His enemy contemptuously threw down his saber. A voice, hissing but intelligible, issued from his deformed throat. “Young fool! You would destroy me with the cross? I served it, centuries before you were born.”
The vampire’s grotesque forefinger stabbed its pointed nail toward Mina. His bestial eyes, gleaming red, challenged each of the men in turn. “She, your best beloved, is now my flesh, my blood, my kin, my bride! I warn you I will fight for her. My armies will fight for her, my creatures to do my bidding—”
“Leave her to God!” the old man commanded. “Your armies are all dead, and we have met your beasts and do not fear them. Now you must pay for your crimes.”
Hissing again, Dracula stamped a clawed foot; the cross burst into flame. Van Helsing dropped it, and with his other hand splashed the vampire copiously from his flask of holy water. The liquid striking his monstrous flesh smoked and burned like acid, and Dracula screamed, recoiling. Even as he stepped back he straightened, to take a final, longing look at Mina.
As the men with weapons in their hands rushed at him again, he was transformed before their eyes into a man-sized column of rats, which squealed in a hundred inhuman voices and collapsed into a furry pile, the pile in turn flattening itself at once, dissipating into a scurrying black carpet, which in moments had vanished out of the room by every available means of egress.
Silence fell; the enemy was gone, had escaped out of his hunters’ reach. The men’s weapons, physical and spiritual alike, hung useless in their hands, and they stared at one another with a horror approaching that of ultimate defeat.

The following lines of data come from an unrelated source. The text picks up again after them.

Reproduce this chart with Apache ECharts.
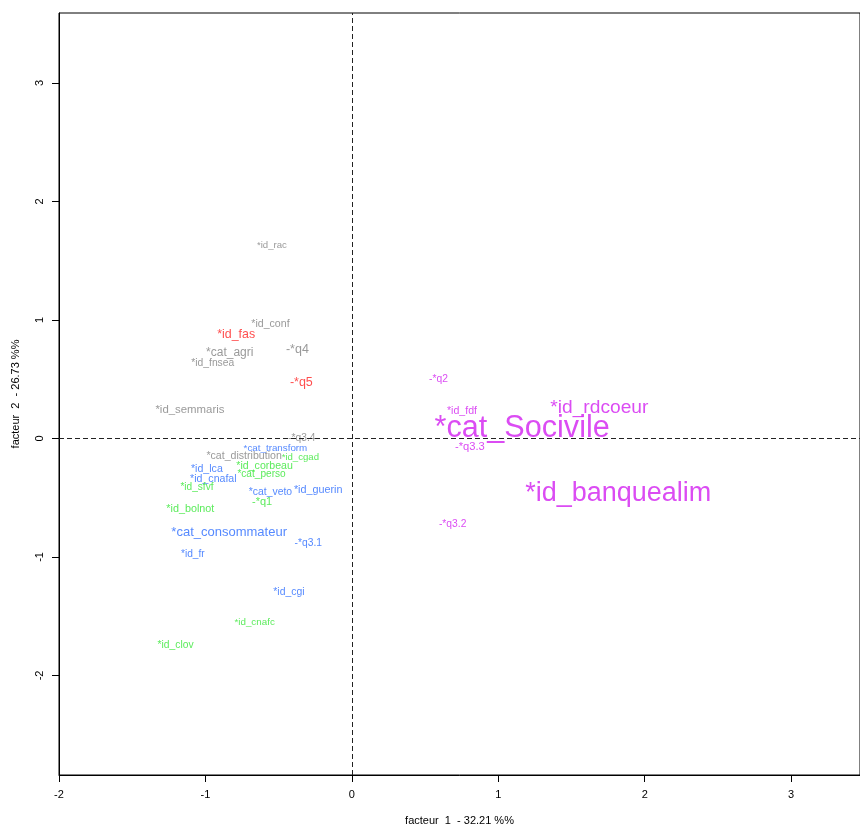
<!DOCTYPE html>
<html>
<head>
<meta charset="utf-8">
<script src="https://cdn.jsdelivr.net/npm/echarts@6/dist/echarts.min.js"></script>
<style>
html,body{margin:0;padding:0;background:#fff;overflow:hidden;width:860px;height:831px;}
#chart{width:860px;height:831px;overflow:hidden;}
</style>
</head>
<body>
<div id="chart"></div>
<script>
// ---- data ----
const labels = [
  "*id_rac","*id_conf","*cat_agri","*id_fnsea","-*q4","*id_semmaris","*cat_distribution","-*q3.4",
  "*id_fas","-*q5",
  "*cat_transform","*id_lca","*id_cnafal","*cat_veto","*id_guerin","*cat_consommateur","-*q3.1","*id_fr","*id_cgi",
  "*id_cgad","*id_corbeau","*cat_perso","*id_sfvf","-*q1","*id_bolnot","*id_cnafc","*id_clov",
  "-*q2","*id_fdf","*id_rdcoeur","*cat_Socivile","-*q3.3","*id_banquealim","-*q3.2"
];
const factor1 = [
  -0.546,-0.556,-0.834,-0.950,-0.372,-1.106,-0.736,-0.342,
  -0.790,-0.345,
  -0.522,-0.990,-0.946,-0.556,-0.230,-0.838,-0.298,-1.086,-0.430,
  -0.352,-0.596,-0.617,-1.058,-0.613,-1.103,-0.664,-1.204,
  0.592,0.752,1.690,1.163,0.806,1.819,0.688
];
const factor2 = [
  1.631,0.961,0.726,0.634,0.751,0.240,-0.153,0.000,
  0.877,0.475,
  -0.086,-0.262,-0.346,-0.455,-0.438,-0.790,-0.882,-0.974,-1.301,
  -0.162,-0.229,-0.304,-0.413,-0.539,-0.597,-1.552,-1.745,
  0.500,0.232,0.262,0.087,-0.070,-0.467,-0.723
];
const groups = [
  "gris","gris","gris","gris","gris","gris","gris","gris",
  "rouge","rouge",
  "bleu","bleu","bleu","bleu","bleu","bleu","bleu","bleu","bleu",
  "vert","vert","vert","vert","vert","vert","vert","vert",
  "magenta","magenta","magenta","magenta","magenta","magenta","magenta"
];
// relative label size (cex)
const labelCex = [
  0.8,0.88,1.0,0.86,1.04,0.95,0.88,0.85,
  1.03,1.04,
  0.82,0.88,0.88,0.87,0.9,1.08,0.86,0.85,0.87,
  0.8,0.88,0.84,0.84,0.92,0.9,0.82,0.86,
  0.86,0.88,1.6,2.55,0.93,2.25,0.86
];
const xTicks = [-2,-1,0,1,2,3];
const yTicks = [-2,-1,0,1,2,3];
const xTitle = "facteur  1  - 32.21 %%";
const yTitle = "facteur  2  - 26.73 %%";

// ---- styles ----
const groupColors = {gris:"#7f7f7f", rouge:"#ff2222", bleu:"#2a6bff", vert:"#33e633", magenta:"#d21ff0"};
const baseFont = 12;
const fontFamily = "'Liberation Sans', Arial, sans-serif";

const points = labels.map((name, i) => ({
  name: name,
  value: [factor1[i], factor2[i]],
  label: {
    color: groupColors[groups[i]],
    fontSize: Math.round(baseFont * labelCex[i] * 10) / 10
  }
}));

const chart = echarts.init(document.getElementById('chart'), null, {renderer: 'canvas', width: 860, height: 831});
const axisCommon = {
  type: 'value',
  splitLine: {show: false},
  axisLine: {show: true, onZero: false, lineStyle: {color: '#000', width: 1}},
  axisTick: {show: true, inside: false, length: 7, lineStyle: {color: '#000'}},
  nameLocation: 'middle',
  nameTextStyle: {color: '#000', fontSize: 11, fontFamily: fontFamily}
};
chart.setOption({
  backgroundColor: '#fff',
  animation: false,
  grid: {left: 59, top: 13, width: 805, height: 767.5, show: true, borderColor: '#000', borderWidth: 1, containLabel: false},
  xAxis: Object.assign({}, axisCommon, {
    min: -2, max: 3.47,
    name: xTitle, nameGap: 40,
    axisTick: Object.assign({}, axisCommon.axisTick, {customValues: xTicks}),
    axisLabel: {customValues: xTicks, color: '#000', fontSize: 11, margin: 14, fontFamily: fontFamily}
  }),
  yAxis: Object.assign({}, axisCommon, {
    min: -2.84, max: 3.59,
    name: yTitle, nameGap: 38, nameRotate: 90,
    axisTick: Object.assign({}, axisCommon.axisTick, {customValues: yTicks}),
    axisLabel: {customValues: yTicks, color: '#000', fontSize: 11, margin: 14, rotate: 90, fontFamily: fontFamily}
  }),
  series: [{
    type: 'scatter',
    symbolSize: 0,
    silent: true,
    data: points,
    label: {
      show: true,
      position: 'inside',
      align: 'center',
      verticalAlign: 'middle',
      fontFamily: fontFamily,
      formatter: '{b}'
    },
    emphasis: {disabled: true},
    markLine: {
      silent: true,
      symbol: ['none', 'none'],
      label: {show: false},
      lineStyle: {color: '#222', type: [5, 3], width: 1},
      data: [{xAxis: 0}, {yAxis: 0}]
    }
  }]
});
</script>
</body>
</html>
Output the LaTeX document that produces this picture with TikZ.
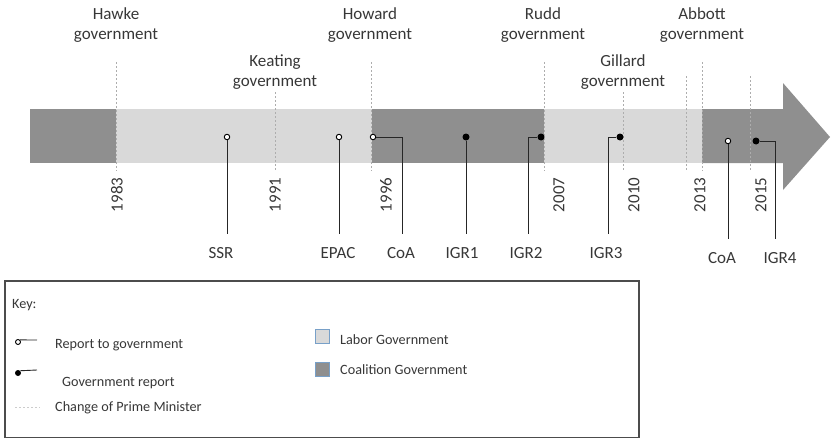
\documentclass[tikz,border=0pt]{standalone}
\usepackage{fontspec}
\setmainfont{Carlito}
\definecolor{coal}{RGB}{143,143,143}
\definecolor{lab}{RGB}{217,217,217}
\definecolor{sqborder}{RGB}{120,160,200}
\definecolor{txt}{RGB}{55,55,55}
\begin{document}
\begin{tikzpicture}[x=1pt,y=-1pt,
  lbl/.style={font=\fontsize{17}{20}\selectfont, text=txt, inner sep=0pt, align=center},
  yr/.style={font=\fontsize{17}{20}\selectfont, text=txt, inner sep=0pt, rotate=90},
  keytxt/.style={font=\fontsize{14.2}{17}\selectfont, text=txt, inner sep=0pt, anchor=west},
  pm/.style={draw=black!32, line width=0.8pt, dash pattern=on 2pt off 2pt},
  opendot/.style={circle, draw=black, fill=white, line width=0.9pt, inner sep=0pt, minimum size=5.5pt},
  fulldot/.style={circle, fill=black, inner sep=0pt, minimum size=7pt},
  stem/.style={draw=black!85, line width=0.9pt},
  keysq/.style={draw=sqborder, line width=1pt, minimum size=14pt, inner sep=0pt},
]
\useasboundingbox (0,0) rectangle (831,439);

% band and arrow
\fill[coal] (30,109) rectangle (116,163);
\fill[lab] (116,109) rectangle (372,163);
\fill[coal] (372,109) rectangle (544,163);
\fill[lab] (544,109) rectangle (702,163);
\fill[coal] (702,109) -- (783,109) -- (783,83) -- (830,137) -- (783,190) -- (783,163) -- (702,163) -- cycle;

% changes of prime minister
\draw[pm] (116,62) -- (116,171);
\draw[pm] (275,92) -- (275,171);
\draw[pm] (371,62) -- (371,171);
\draw[pm] (544,62) -- (544,171);
\draw[pm] (623,92) -- (623,171);
\draw[pm] (686,76) -- (686,171);
\draw[pm] (702,62) -- (702,171);
\draw[pm] (750,76) -- (750,171);

% governments
\node[lbl] (hawke) at (116,25) {Hawke\\government};
\node[lbl] (keating) at (275,72) {Keating\\government};
\node[lbl] (howard) at (370,25) {Howard\\government};
\node[lbl] (rudd) at (543,25) {Rudd\\government};
\node[lbl] (gillard) at (623,72) {Gillard\\government};
\node[lbl] (abbott) at (702,25) {Abbott\\government};

% years
\node[yr] (y1983) at (117,195) {1983};
\node[yr] (y1991) at (275,195) {1991};
\node[yr] (y1996) at (386,195) {1996};
\node[yr] (y2007) at (559,195) {2007};
\node[yr] (y2010) at (634,195) {2010};
\node[yr] (y2013) at (700,195) {2013};
\node[yr] (y2015) at (761,195) {2015};

% reports
\node[opendot] (ssr) at (227,137) {};
\node[opendot] (epac) at (339,137) {};
\node[opendot] (coa1) at (373,137) {};
\node[fulldot] (igr1) at (466,137) {};
\node[fulldot] (igr2) at (541,137) {};
\node[fulldot] (igr3) at (620,137) {};
\node[opendot] (coa2) at (728,141) {};
\node[fulldot] (igr4) at (756,141) {};

\node[lbl] (lssr) at (221,253) {SSR};
\node[lbl] (lepac) at (338,253) {EPAC};
\node[lbl] (lcoa1) at (401,253) {CoA};
\node[lbl] (ligr1) at (462,253) {IGR1};
\node[lbl] (ligr2) at (526,253) {IGR2};
\node[lbl] (ligr3) at (606,253) {IGR3};
\node[lbl] (lcoa2) at (722,258) {CoA};
\node[lbl] (ligr4) at (780,258) {IGR4};

\coordinate (essr) at (227,234);
\coordinate (eepac) at (339,234);
\coordinate (ecoa1) at (402,234);
\coordinate (eigr1) at (466,234);
\coordinate (eigr2) at (528,234);
\coordinate (eigr3) at (608,234);
\coordinate (ecoa2) at (728,239);
\coordinate (eigr4) at (775,239);

\draw[stem] (ssr.south) -- (essr);
\draw[stem] (epac.south) -- (eepac);
\draw[stem] (coa1.east) -| (ecoa1);
\draw[stem] (igr1.south) -- (eigr1);
\draw[stem] (igr2.west) -| (eigr2);
\draw[stem] (igr3.west) -| (eigr3);
\draw[stem] (coa2.south) -- (ecoa2);
\draw[stem] (igr4.east) -| (eigr4);

% key
\draw[draw=black!70, line width=1.2pt] (5,281) rectangle (639,437.5);
\node[keytxt] (key) at (12,305) {Key:};
\node[opendot, minimum size=5pt] (kopen) at (18,342) {};
\coordinate (kopenend) at (37,340);
\draw[stem] (kopen.north east) -- (kopenend);
\node[keytxt] (kreport) at (55,345) {Report to government};
\node[fulldot, minimum size=6pt] (kfull) at (18,373) {};
\coordinate (kfullend) at (37,370);
\draw[stem] (kfull.north east) -- (kfullend);
\node[keytxt] (kgov) at (62,383) {Government report};
\coordinate (kpma) at (15,407);
\coordinate (kpmb) at (40,407);
\draw[pm, draw=black!20] (kpma) -- (kpmb);
\node[keytxt] (kpm) at (55,408) {Change of Prime Minister};
\node[keysq, fill=lab] (klab) at (322.5,336) {};
\node[keytxt] (klabt) at (340,340) {Labor Government};
\node[keysq, fill=coal] (kcoal) at (322.5,369) {};
\node[keytxt] (kcoalt) at (340,370) {Coalition Government};
\end{tikzpicture}
\end{document}
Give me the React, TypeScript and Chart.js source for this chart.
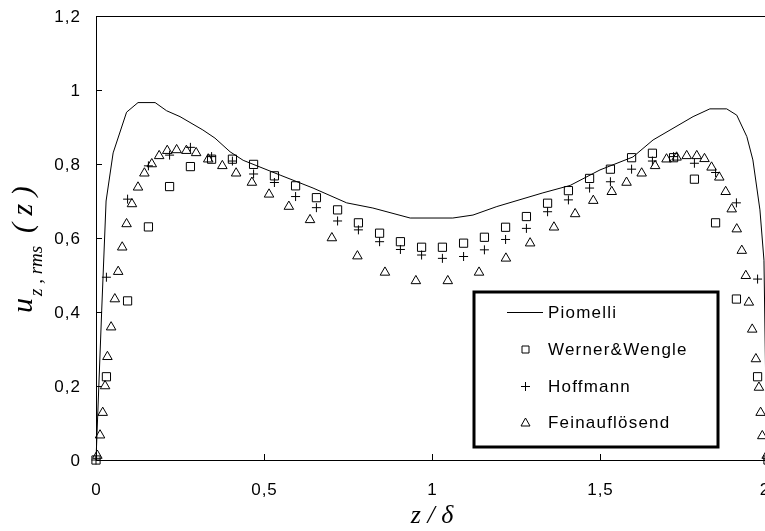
import React, { useEffect, useRef } from "react";
import { Chart, registerables } from "chart.js";

Chart.register(...registerables);

// ---- Data ----
const piomelliZ = [0, 0.017, 0.03, 0.051, 0.091, 0.125, 0.176, 0.21, 0.25, 0.318, 0.354, 0.399, 0.438, 0.548, 0.646, 0.746, 0.824, 0.935, 1.062, 1.122, 1.193, 1.33, 1.411, 1.5, 1.598, 1.658, 1.777, 1.827, 1.877, 1.907, 1.937, 1.955, 1.976, 1.988, 1.994, 2];
const piomelliU = [0, 0.405, 0.7, 0.83, 0.94, 0.966, 0.966, 0.944, 0.928, 0.892, 0.87, 0.833, 0.81, 0.77, 0.735, 0.695, 0.681, 0.654, 0.654, 0.662, 0.685, 0.722, 0.742, 0.784, 0.819, 0.865, 0.928, 0.949, 0.949, 0.932, 0.874, 0.811, 0.676, 0.54, 0.16, 0];

const wernerZ = [0, 0.031, 0.094, 0.156, 0.219, 0.281, 0.344, 0.406, 0.469, 0.531, 0.594, 0.656, 0.719, 0.781, 0.844, 0.906, 0.969, 1.031, 1.094, 1.156, 1.219, 1.281, 1.344, 1.406, 1.469, 1.531, 1.594, 1.656, 1.719, 1.781, 1.844, 1.906, 1.969, 2];
const wernerU = [0, 0.225, 0.43, 0.63, 0.739, 0.793, 0.813, 0.813, 0.799, 0.768, 0.741, 0.709, 0.676, 0.641, 0.613, 0.59, 0.575, 0.575, 0.586, 0.602, 0.629, 0.658, 0.694, 0.728, 0.761, 0.786, 0.817, 0.829, 0.817, 0.759, 0.641, 0.435, 0.225, 0];

const hoffmannZ = [0, 0.031, 0.094, 0.156, 0.219, 0.281, 0.344, 0.406, 0.469, 0.531, 0.594, 0.656, 0.719, 0.781, 0.844, 0.906, 0.969, 1.031, 1.094, 1.156, 1.219, 1.281, 1.344, 1.406, 1.469, 1.531, 1.594, 1.656, 1.719, 1.781, 1.844, 1.906, 1.969, 2];
const hoffmannU = [0, 0.494, 0.705, 0.795, 0.824, 0.845, 0.82, 0.808, 0.773, 0.75, 0.712, 0.682, 0.646, 0.622, 0.59, 0.569, 0.554, 0.545, 0.55, 0.568, 0.596, 0.626, 0.671, 0.703, 0.735, 0.752, 0.786, 0.808, 0.82, 0.802, 0.777, 0.695, 0.489, 0];

const feinZ = [0.004, 0.012, 0.02, 0.027, 0.034, 0.045, 0.056, 0.066, 0.078, 0.091, 0.107, 0.125, 0.144, 0.166, 0.188, 0.212, 0.24, 0.269, 0.298, 0.334, 0.376, 0.417, 0.464, 0.515, 0.574, 0.637, 0.702, 0.778, 0.86, 0.952, 1.047, 1.14, 1.22, 1.292, 1.363, 1.426, 1.48, 1.535, 1.579, 1.624, 1.664, 1.698, 1.728, 1.758, 1.788, 1.811, 1.832, 1.855, 1.874, 1.892, 1.907, 1.922, 1.934, 1.943, 1.953, 1.964, 1.973, 1.978, 1.983, 1.996];
const feinU = [0.012, 0.067, 0.128, 0.2, 0.279, 0.359, 0.435, 0.509, 0.575, 0.638, 0.692, 0.737, 0.775, 0.8, 0.822, 0.836, 0.838, 0.836, 0.83, 0.813, 0.795, 0.775, 0.75, 0.718, 0.685, 0.649, 0.6, 0.551, 0.507, 0.484, 0.484, 0.507, 0.545, 0.586, 0.629, 0.665, 0.701, 0.725, 0.75, 0.775, 0.795, 0.813, 0.818, 0.822, 0.822, 0.814, 0.791, 0.764, 0.725, 0.678, 0.624, 0.566, 0.498, 0.426, 0.353, 0.273, 0.196, 0.128, 0.065, 0.012];

const seriesNames = ["Piomelli", "Werner&Wengle", "Hoffmann", "Feinauflösend"];
const xTicks = [0, 0.5, 1, 1.5, 2];
const yTicks = [0, 0.2, 0.4, 0.6, 0.8, 1, 1.2];

const fmt = (v: number) => String(Number(v.toFixed(2))).replace(".", ",");
const pts = (zs: number[], us: number[]) => zs.map((z, i) => ({ x: z, y: us[i] }));

const SANS = "'Liberation Sans', Arial, sans-serif";
const SERIF = "'Liberation Serif', 'Times New Roman', serif";

const decorPlugin = {
  id: "decor",
  afterDraw(chart: any) {
    const ctx = chart.ctx as CanvasRenderingContext2D;
    const { left, right, top, bottom } = chart.chartArea;
    const xs = chart.scales.x;
    const ys = chart.scales.y;
    ctx.save();
    // frame
    ctx.strokeStyle = "#000";
    ctx.lineWidth = 1;
    ctx.strokeRect(Math.round(left) + 0.5, Math.round(top) + 0.5, Math.round(right - left), Math.round(bottom - top));
    // inner ticks
    ctx.beginPath();
    for (const v of yTicks) {
      const y = Math.round(ys.getPixelForValue(v)) + 0.5;
      ctx.moveTo(left, y);
      ctx.lineTo(left + 6, y);
    }
    for (const v of xTicks) {
      const x = Math.round(xs.getPixelForValue(v)) + 0.5;
      ctx.moveTo(x, bottom);
      ctx.lineTo(x, bottom - 6);
    }
    ctx.stroke();

    // tick labels
    ctx.fillStyle = "#000";
    ctx.font = `17px ${SANS}`;
    (ctx as any).letterSpacing = "1px";
    ctx.textBaseline = "middle";
    ctx.textAlign = "right";
    for (const v of yTicks) {
      ctx.fillText(fmt(v), 81, ys.getPixelForValue(v) + 1);
    }
    ctx.textAlign = "center";
    for (const v of xTicks) {
      const px = Math.min(xs.getPixelForValue(v) + 0.5, 765);
      ctx.fillText(fmt(v), px, 490);
    }
    (ctx as any).letterSpacing = "0px";

    // x title
    ctx.font = `italic 26px ${SERIF}`;
    ctx.textAlign = "center";
    ctx.textBaseline = "alphabetic";
    ctx.fillText("z / \u03B4", (left + right) / 2, 523);

    // y title (rotated)
    ctx.save();
    ctx.translate(32, 313);
    ctx.rotate(-Math.PI / 2);
    ctx.textAlign = "left";
    ctx.textBaseline = "alphabetic";
    ctx.font = `italic 30px ${SERIF}`;
    ctx.fillText("u", 0, 0);
    const uw = ctx.measureText("u").width;
    ctx.font = `italic 19px ${SERIF}`;
    ctx.fillText("z , rms", uw + 2, 10);
    ctx.font = `italic 30px ${SERIF}`;
    ctx.fillText("( z )", 80, 0);
    ctx.restore();

    // legend
    const bx = 474, by = 292, bw = 244, bh = 155;
    ctx.lineWidth = 3;
    ctx.fillStyle = "#fff";
    ctx.fillRect(bx, by, bw, bh);
    ctx.strokeStyle = "#000";
    ctx.strokeRect(bx, by, bw, bh);
    const rows = [312, 349, 386, 422];
    ctx.font = `17px ${SANS}`;
    (ctx as any).letterSpacing = "1.2px";
    ctx.textBaseline = "middle";
    ctx.textAlign = "left";
    ctx.fillStyle = "#000";
    ctx.lineWidth = 1;
    const mx = 525.5;
    rows.forEach((ry, i) => {
      ctx.beginPath();
      if (i === 0) {
        ctx.moveTo(507, ry + 0.5);
        ctx.lineTo(543, ry + 0.5);
      } else if (i === 1) {
        ctx.rect(mx - 3.5, ry - 3, 7, 7);
      } else if (i === 2) {
        ctx.moveTo(mx - 4.5, ry + 0.5);
        ctx.lineTo(mx + 4.5, ry + 0.5);
        ctx.moveTo(mx, ry - 4);
        ctx.lineTo(mx, ry + 5);
      } else {
        ctx.moveTo(mx, ry - 4);
        ctx.lineTo(mx + 4.5, ry + 4);
        ctx.lineTo(mx - 4.5, ry + 4);
        ctx.closePath();
      }
      ctx.stroke();
      ctx.fillText(seriesNames[i], 548, ry + 1);
    });
    (ctx as any).letterSpacing = "0px";
    ctx.restore();
  },
};

export default function App() {
  const ref = useRef<HTMLCanvasElement | null>(null);
  useEffect(() => {
    if (!ref.current) return;
    const markerCommon = {
      showLine: false,
      borderColor: "#000",
      backgroundColor: "rgba(0,0,0,0)",
      pointBorderColor: "#000",
      pointBackgroundColor: "rgba(0,0,0,0)",
      pointBorderWidth: 1,
      clip: false as any,
    };
    const chart = new Chart(ref.current, {
      type: "scatter",
      data: {
        datasets: [
          {
            label: seriesNames[0],
            type: "line",
            data: pts(piomelliZ, piomelliU),
            borderColor: "#000",
            borderWidth: 1,
            pointRadius: 0,
            tension: 0,
            fill: false,
            clip: false as any,
          } as any,
          { label: seriesNames[1], data: pts(wernerZ, wernerU), pointStyle: "rect", pointRadius: 5.8, ...markerCommon },
          { label: seriesNames[2], data: pts(hoffmannZ, hoffmannU), pointStyle: "cross", pointRadius: 4.5, ...markerCommon },
          { label: seriesNames[3], data: pts(feinZ, feinU), pointStyle: "triangle", pointRadius: 5.5, ...markerCommon },
        ],
      },
      options: {
        animation: false,
        responsive: false,
        devicePixelRatio: 1,
        layout: { padding: { left: 0, right: 22, top: 16, bottom: 0 } },
        plugins: { legend: { display: false }, tooltip: { enabled: false } },
        scales: {
          x: {
            type: "linear",
            min: 0,
            max: 2,
            afterFit: (s: any) => { s.height = 71; },
            afterBuildTicks: (s: any) => { s.ticks = xTicks.map((v) => ({ value: v })); },
            grid: { display: false, drawTicks: false },
            border: { display: false },
            ticks: { display: false },
          },
          y: {
            type: "linear",
            min: 0,
            max: 1.2,
            afterFit: (s: any) => { s.width = 96; },
            afterBuildTicks: (s: any) => { s.ticks = yTicks.map((v) => ({ value: v })); },
            grid: { display: false, drawTicks: false },
            border: { display: false },
            ticks: { display: false },
          },
        },
      },
      plugins: [decorPlugin],
    });
    return () => chart.destroy();
  }, []);
  return (
    <div style={{ position: "fixed", left: 0, top: 0, width: 765, height: 531, overflow: "hidden", background: "#fff" }}>
      <canvas ref={ref} width={790} height={531} style={{ display: "block", width: 790, height: 531 }} />
    </div>
  );
}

Mina still huddled on the bed, trying to cover her shame with bloodied sheets.
“Unclean,” she sobbed hopelessly, breaking down utterly at last. “Unclean.”
By sunrise Mina’s hysteria had passed, much to the relief of all the men who still stood ready to die in her defense. All physical traces of last night’s horrific incident had been efficiently removed within minutes of the event; clean sheets and quilt had been provided promptly by a staff of servants well accustomed to medical emergencies at any hour. The victim had even slept a little, and by dawn appeared to be recovering—more or less—from at least the short-term effects of her ghastly experience. On that much Drs. Seward and Van Helsing, meeting in almost continuous professional consultation, could agree.
Neither Mina nor any of the men with her had yet really discussed what long-term effects could be expected from her intimate contact with the vampire. The assumption made by all the men was that the intimacy they had observed had been forced by Dracula; and the unhappy woman had said nothing to contradict that idea.
The immediate shock of the experience seemed to have been at least as great for Harker as for his wife; and in the case of her husband the degree of recovery was, in Seward’s estimation at least, somewhat more difficult to judge. Harker, in the hours since his discovery of his wife in the vampire’s embrace, had for the most part maintained a stoic attitude. Whether he had slept at all was uncertain. He had little to say to anyone, including his wife, and his eyes showed a distant, withdrawn look; his nostrils quivered frequently while his mouth was set as steel.